Rohin Kumar, Senior Agriculture Campaigner, Greenpeace India explains the impact of changing rainfall patterns on India’s rice production
RH Desk September 27
The Indian government this month said the absence of annual monsoon rains in some parts of the country would have an impact on rice production in the country.
India’s Ministry of Consumer Affairs, Food, and Public Distribution said that a 60-70 lakh metric tonnes (MT) (6-7 million MT) loss in domestic production is estimated. It, however, said due to good monsoon rains in some pockets, the production loss may be reduced to 40-50 lakh MT(4 to 5 million metric tonnes).
The recent United Nations Convention to Combat Desertification ‘Drought in Numbers in 2022’, has included India as one of the countries most badly affected by drought.
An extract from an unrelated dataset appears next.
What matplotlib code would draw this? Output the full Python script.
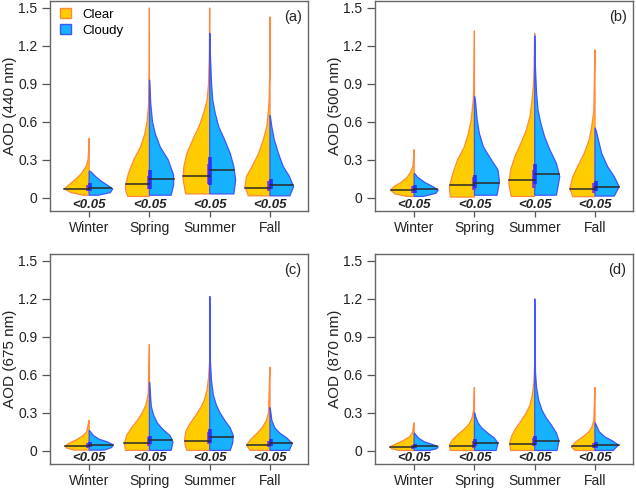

In a bid to understand how changing rainfall patterns is impacting India’s rice production, Rohin Kumar, Senior Agriculture Campaigner, Greenpeace India – a global non-governmental organization and environmental group explains the present scenario.
On Current Situation
The unprecedented change in rainfall patterns, droughts, and extreme heat have hit our farms and farmers badly. The sixth assessment report (2022) of the Intergovernmental Panel for Climate Change (IPCC) estimates an adverse impact on food availability and prices, resulting in increased undernourishment in South and Southeast Asia due to climate change. In India, this year, various states are observing a rain deficit and according to government estimates West Bengal, Bihar, Jharkhand, and Uttar Pradesh will have 6% lesser paddy production in 2022 compared to the last year.
Impact on Agriculture
It is also a stark reminder that India needs to uphold and promote a transition from mono to multi-cropping systems. With the climatic events, there would be a direct impact on agriculture and consequently on food and nutritional security. Hence, it is important that the government approaches food and nutritional security by strengthening dietary diversity — promoting kitchen gardens and nutrition-sensitive agriculture that incorporates extensive livestock systems. At the same time, it is also important for the urban communities to step in and support farmers by directly buying from farmer collectives, ensuring fair prices for farmers, and sharing the impacts of uncertainty and loss.
Need of Hour
India also needs to create adequate demand and supply of many localized indigenous grains, vegetables, and fruits. Apart from this, long-standing recommendations arising from the National Food Security Act 2013 for the addition of millets to the PDS, as well as recommendations from the on-ground campaigns for adding pulses and oil to the Public Distribution System (PDS) and eggs to the Mid-Day Meals and Angawadi hot-cooked meals and Take Home Ration to need to be adopted.